At the same time, these ecosystems are still in a formative phase.
They have strong institutional frameworks, ambitious museum projects, and growing art markets. What they are still developing are deeply rooted alternative art scenes and a critical mass of independent artistic voices. Historically, in Europe, alternative scenes emerged from avant-garde movements, from financial scarcity, and from resistance to political or institutional authority. They were born out of tension.
-In the Gulf, the context is different. The cultural expansion is largely state-driven, well-funded, and strategically structured. The socio-political conditions that generated European avant-gardes may not exist in the same way here. This raises an interesting question: can alternative scenes emerge not from opposition, but from artistic experimentation itself?
-Perhaps the alternative in the Gulf will not be a reaction against institutions, but a parallel language growing within them.
At the same time, the role of the curator is evolving alongside these transformations. If we look historically, the curator’s function has shifted dramatically.
After Marcel Duchamp, the exhibition itself became a conceptual gesture. With Harald Szeemann’s landmark 1969 exhibition When Attitudes Become Form, curating moved from collecting and displaying toward authorship and production. The curator became a storyteller, then a producer, and sometimes even a co-creator. Today, we are entering another shift.
In my recent exhibitions, I find myself increasingly engaged with AI-based artistic production. Artificial intelligence is not simply a tool; it is a new language, with its own syntax, logic, and philosophical implications. To curate responsibly, I must understand this language, often learning directly from the artists themselves.

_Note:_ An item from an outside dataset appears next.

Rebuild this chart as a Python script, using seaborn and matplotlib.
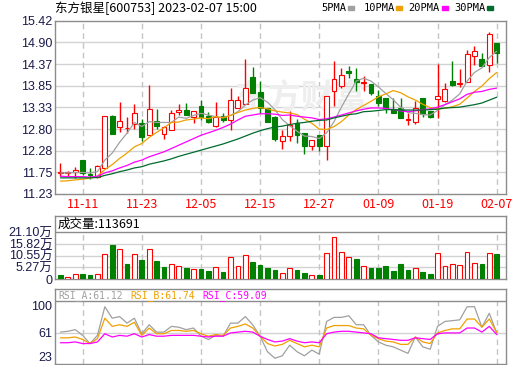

-How is the emergence of state-driven cultural ecosystems in the Gulf reshaping the possibility of “alternative” art practices, and can experimentation within institutions replace the historical role of opposition in generating critical scenes?
-Sometimes I wonder whether the role of the curator, as we understand it today, will continue to exist. It may transform into something hybrid, shared with algorithms, collective intelligences, or even post-human entities. But I believe one element will remain constant: the need for mediation, for someone or something capable of creating meaningful connections between works, contexts, and audiences.
My global curatorial vision is rooted in plurality. I believe the future of art will not revolve around a single dominant center, whether Western or otherwise. Instead, it will be polycentric, shaped by multiple geographies, technologies, and cultural epistemologies. The curator’s responsibility will be to weave these narratives together without flattening their differences, to create platforms where local identities can speak in their own voices while engaging in global dialogue.
-Are we witnessing the birth of a new history center?
-If new art centers are indeed emerging in the Gulf and elsewhere, the challenge is not to replicate existing models, but to redefine them. The curator of tomorrow must operate as a cultural translator, a researcher, a producer, and an ethical mediator within an increasingly interconnected yet fragmented world. That, for me, is the direction in which curating must move, toward a truly global practice that is inclusive, critically aware, and open to futures we are only beginning to imagine.